The God of Wild Places
Silvanus was not evil. The Romans did not divide their gods so neatly. He was the god of forests, of uncultivated ground, of the places beyond the boundary stones where the ager - the ordered, plowed, measured farmland - gave way to woods and brush and whatever moved in them. He protected shepherds and woodcutters who entered his territory with proper respect. He received offerings of milk, meat, and wine at the edges of fields.
But his nature was wild, and wildness did not belong inside a house. A house was the domain of Vesta’s flame, of the lares and penates, of the genius of the family line. It was ordered, bounded, Roman. Silvanus at the threshold of a birthing chamber was the forest pressing against the wall, the untamed pressing against the civil, the ancient chaos of growth and rot pushing toward the raw new life that had just entered the bounded world.
He came at night. The sources do not describe what form he took - whether the household felt a chill, whether the dogs growled, whether the flame in the lamp guttered.
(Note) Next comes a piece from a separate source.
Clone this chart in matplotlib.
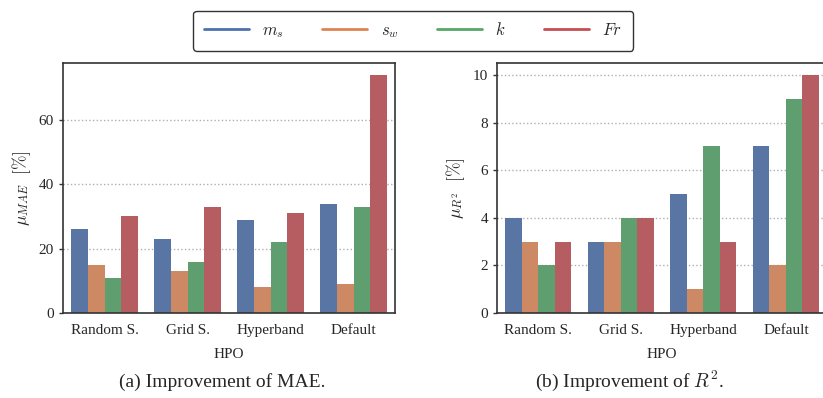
import numpy as np
import pandas as pd
import matplotlib
matplotlib.use("Agg")
import matplotlib.pyplot as plt
from matplotlib.lines import Line2D
import seaborn as sns

# HPO methods and parameters
hpo = ["Random S.", "Grid S.", "Hyperband", "Default"]
params = [r"$m_s$", r"$s_w$", r"$k$", r"$Fr$"]

# improvement of MAE [%], one list per parameter
mae_ms = [26, 23, 29, 34]
mae_sw = [15, 13, 8, 9]
mae_k = [11, 16, 22, 33]
mae_fr = [30, 33, 31, 74]

# improvement of R^2 [%]
r2_ms = [4, 3, 5, 7]
r2_sw = [3, 3, 1, 2]
r2_k = [2, 4, 7, 9]
r2_fr = [3, 4, 3, 10]


def long_table(series):
    rows = []
    for p, vals in zip(params, series):
        for h, v in zip(hpo, vals):
            rows.append({"HPO": h, "param": p, "value": v})
    return pd.DataFrame(rows)


sns.set_style("ticks")
plt.rcParams["font.family"] = ["Liberation Serif", "DejaVu Serif"]
plt.rcParams["mathtext.fontset"] = "cm"
plt.rcParams["font.size"] = 11

colors = sns.color_palette("deep", 4)

fig = plt.figure(figsize=(8.23, 3.98), dpi=100)
ax1 = fig.add_axes([0.0766, 0.2136, 0.4034, 0.628])
ax2 = fig.add_axes([0.604, 0.2136, 0.401, 0.628])

df_mae = long_table([mae_ms, mae_sw, mae_k, mae_fr])
df_r2 = long_table([r2_ms, r2_sw, r2_k, r2_fr])

for ax, df, ylab in [(ax1, df_mae, r"$\mu_{MAE}\ \ [\%]$"),
                     (ax2, df_r2, r"$\mu_{R^2}\ \ [\%]$")]:
    sns.barplot(data=df, x="HPO", y="value", hue="param", palette=colors,
                ax=ax, legend=False, linewidth=0)
    ax.set_xlabel("HPO", fontsize=11, labelpad=8)
    ax.set_ylabel(ylab, fontsize=12.5, labelpad=4)
    ax.grid(axis="y", linestyle=":", color="#b0b0b0", linewidth=1.0)
    ax.set_axisbelow(True)
    for s in ax.spines.values():
        s.set_visible(True)
        s.set_color("#333333")
        s.set_linewidth(1.2)
    ax.tick_params(axis="x", length=0, pad=8, labelsize=11)
    ax.tick_params(axis="y", length=3, width=1, labelsize=11, color="#333333")
    ax.margins(y=0.05)

ax1.set_yticks([0, 20, 40, 60])
ax2.set_yticks([0, 2, 4, 6, 8, 10])

handles = [Line2D([0], [0], color=c, lw=2) for c in colors]
fig.legend(handles, params, loc="center", bbox_to_anchor=(0.502, 0.9226),
           ncol=4, frameon=True, fancybox=True, edgecolor="black",
           handlelength=2.7, columnspacing=2.3, handletextpad=0.8,
           fontsize=12, borderpad=0.65)

fig.text(0.27, 0.028, "(a) Improvement of MAE.", ha="center", fontsize=14)
fig.text(0.765, 0.028, r"(b) Improvement of $R^2$.", ha="center", fontsize=14)

fig.savefig("out.png", dpi=100)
The Romans did not require their religion to be vivid. They required it to work.
Intercidona’s Axe and Pilumnus’s Pestle
Deverra did not stand alone. Two other deities shared the threshold watch. Intercidona held the axe - her name likely from intercidere, to cut apart. The axe at the door was not decorative. It was the tool that felled trees, that cut the wild wood into timber, that turned forest into building material. It was civilization’s blade laid against the throat of the wilderness.
Pilumnus held the pestle. His was the instrument of grinding grain, of turning raw wheat into flour - the most basic transformation of nature into food, of the wild into the domestic. Some sources connected Pilumnus to an older agricultural function, a god of the pestle used for hulling grain. He was perhaps the same Pilumnus named as an ancestor of Turnus in Virgil’s Aeneid, elevated over centuries from a kitchen implement’s guardian to a royal genealogy. The Romans did not find such promotions strange. A function-god who proved his worth could accumulate dignity.
Three objects, then. Three gods. Three assertions of the same principle: that the boundary of the house held, that the ordered world inside would not be breached by the disordered world outside.
The Three Nights
The rite lasted three nights. Each night, three members of the household - sometimes men, sometimes women, the sources vary - performed the ritual at the threshold. One swept with the broom. One struck the threshold with the axe. One pounded with the pestle. The noise and the action were the prayer. No elaborate formula, no hymn in verse - just the physical repetition of civilized acts at the boundary where civilization was thinnest.
On the first night, the sweeping cleared the space. On the second night, the axe cut the dark. On the third night, the pestle ground the last of the danger to powder. After three nights, the danger from Silvanus was considered past. The child had survived the crossing. The opening had closed. The threshold was ordinary again, just a slab of stone between one room and another.
Augustine, writing centuries later and with no sympathy for Roman religion, preserved this ritual in his catalog of pagan absurdities. He meant it as evidence of how many false gods the Romans had invented. He counted three where Christians needed only one. But Augustine, despite himself, recorded the details with a lawyer’s precision, and so the rite survived the religion that produced it.
What Remained
Deverra had no temple. She had no feast day in the calendar, no public games, no flamen dedicated to her name. She existed in the threshold space between one room and the next, in the sound of a broom against stone in the dark hours after a birth. She was invoked and then she was not needed and then she was forgotten - until the next birth, the next night, the next child laid on the ground and lifted up and carried into the house where the fire burned and the lares watched from their niche in the wall.
The pestle went back to the kitchen. The axe went back to the woodpile. The broom leaned against the wall by the door, waiting.